**PROVIDED MATERIAL:**
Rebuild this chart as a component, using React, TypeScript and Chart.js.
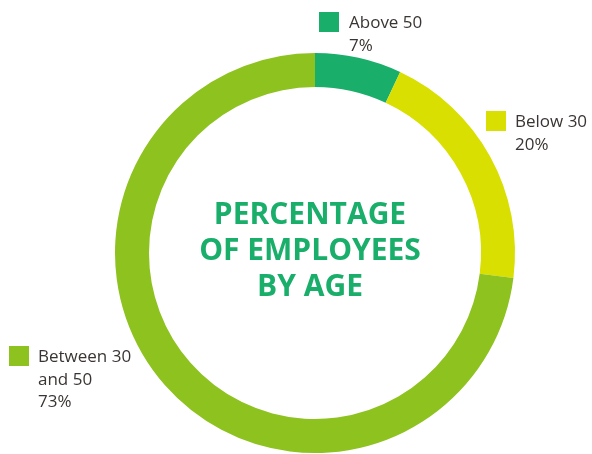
import React, { useEffect, useRef } from "react";
import { Chart, registerables } from "chart.js";

Chart.register(...registerables);

const categories = ["Above 50", "Below 30", "Between 30 and 50"];
const values = [7, 20, 73];
const colors = ["#1aae6b", "#d9df00", "#8dc21f"];
const titleLines = ["PERCENTAGE", "OF EMPLOYEES", "BY AGE"];

type LegendSpec = { idx: number; lines: string[]; sq: [number, number]; tx: number; top: number };
const legendSpecs: LegendSpec[] = [
  { idx: 0, lines: ["Above 50", "7%"], sq: [319, 12], tx: 349, top: 12 },
  { idx: 1, lines: ["Below 30", "20%"], sq: [486, 111], tx: 515, top: 111 },
  { idx: 2, lines: ["Between 30", "and 50", "73%"], sq: [9, 346], tx: 38, top: 346 },
];

export default function App() {
  const ref = useRef<HTMLCanvasElement>(null);
  useEffect(() => {
    document.body.style.margin = "0";
    const chart = new Chart(ref.current!, {
      type: "doughnut",
      data: {
        labels: categories,
        datasets: [{ data: values, backgroundColor: colors, borderWidth: 0 }],
      },
      options: {
        animation: false,
        responsive: false,
        cutout: "83%",
        layout: { padding: { left: 115, right: 77, top: 53, bottom: 1 } },
        plugins: { legend: { display: false }, tooltip: { enabled: false } },
      },
    });
    return () => chart.destroy();
  }, []);
  const font = "'Open Sans', 'Noto Sans', sans-serif";
  return (
    <div style={{ position: "relative", width: 592, height: 454, background: "#fff", overflow: "hidden" }}>
      <canvas ref={ref} width={592} height={454} style={{ position: "absolute", left: 0, top: 0 }} />
      <div
        style={{
          position: "absolute",
          left: 160,
          width: 300,
          top: 195,
          textAlign: "center",
          fontFamily: font,
          fontWeight: 700,
          fontSize: 30,
          lineHeight: "36px",
          color: "#1aae6b",
        }}
      >
        {titleLines.map((l, i) => (
          <div key={i}>{l}</div>
        ))}
      </div>
      {legendSpecs.map((s) => (
        <React.Fragment key={s.idx}>
          <div
            style={{
              position: "absolute",
              left: s.sq[0],
              top: s.sq[1],
              width: 20,
              height: 20,
              background: colors[s.idx],
            }}
          />
          <div
            style={{
              position: "absolute",
              left: s.tx,
              top: s.top - 1,
              fontFamily: font,
              fontSize: 17,
              lineHeight: "22.5px",
              color: "#3a3533",
              whiteSpace: "nowrap",
            }}
          >
            {s.lines.map((l, i) => (
              <div key={i}>{l}</div>
            ))}
          </div>
        </React.Fragment>
      ))}
    </div>
  );
}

**WRITTEN PROBLEM:** Quote the data above in full and without alteration; skip the pictures.

**REPLY TO THE TASK:**
Rebuild this chart as a component, using React, TypeScript and Chart.js.
import React, { useEffect, useRef } from "react";
import { Chart, registerables } from "chart.js";

Chart.register(...registerables);

const categories = ["Above 50", "Below 30", "Between 30 and 50"];
const values = [7, 20, 73];
const colors = ["#1aae6b", "#d9df00", "#8dc21f"];
const titleLines = ["PERCENTAGE", "OF EMPLOYEES", "BY AGE"];

type LegendSpec = { idx: number; lines: string[]; sq: [number, number]; tx: number; top: number };
const legendSpecs: LegendSpec[] = [
  { idx: 0, lines: ["Above 50", "7%"], sq: [319, 12], tx: 349, top: 12 },
  { idx: 1, lines: ["Below 30", "20%"], sq: [486, 111], tx: 515, top: 111 },
  { idx: 2, lines: ["Between 30", "and 50", "73%"], sq: [9, 346], tx: 38, top: 346 },
];

export default function App() {
  const ref = useRef<HTMLCanvasElement>(null);
  useEffect(() => {
    document.body.style.margin = "0";
    const chart = new Chart(ref.current!, {
      type: "doughnut",
      data: {
        labels: categories,
        datasets: [{ data: values, backgroundColor: colors, borderWidth: 0 }],
      },
      options: {
        animation: false,
        responsive: false,
        cutout: "83%",
        layout: { padding: { left: 115, right: 77, top: 53, bottom: 1 } },
        plugins: { legend: { display: false }, tooltip: { enabled: false } },
      },
    });
    return () => chart.destroy();
  }, []);
  const font = "'Open Sans', 'Noto Sans', sans-serif";
  return (
    <div style={{ position: "relative", width: 592, height: 454, background: "#fff", overflow: "hidden" }}>
      <canvas ref={ref} width={592} height={454} style={{ position: "absolute", left: 0, top: 0 }} />
      <div
        style={{
          position: "absolute",
          left: 160,
          width: 300,
          top: 195,
          textAlign: "center",
          fontFamily: font,
          fontWeight: 700,
          fontSize: 30,
          lineHeight: "36px",
          color: "#1aae6b",
        }}
      >
        {titleLines.map((l, i) => (
          <div key={i}>{l}</div>
        ))}
      </div>
      {legendSpecs.map((s) => (
        <React.Fragment key={s.idx}>
          <div
            style={{
              position: "absolute",
              left: s.sq[0],
              top: s.sq[1],
              width: 20,
              height: 20,
              background: colors[s.idx],
            }}
          />
          <div
            style={{
              position: "absolute",
              left: s.tx,
              top: s.top - 1,
              fontFamily: font,
              fontSize: 17,
              lineHeight: "22.5px",
              color: "#3a3533",
              whiteSpace: "nowrap",
            }}
          >
            {s.lines.map((l, i) => (
              <div key={i}>{l}</div>
            ))}
          </div>
        </React.Fragment>
      ))}
    </div>
  );
}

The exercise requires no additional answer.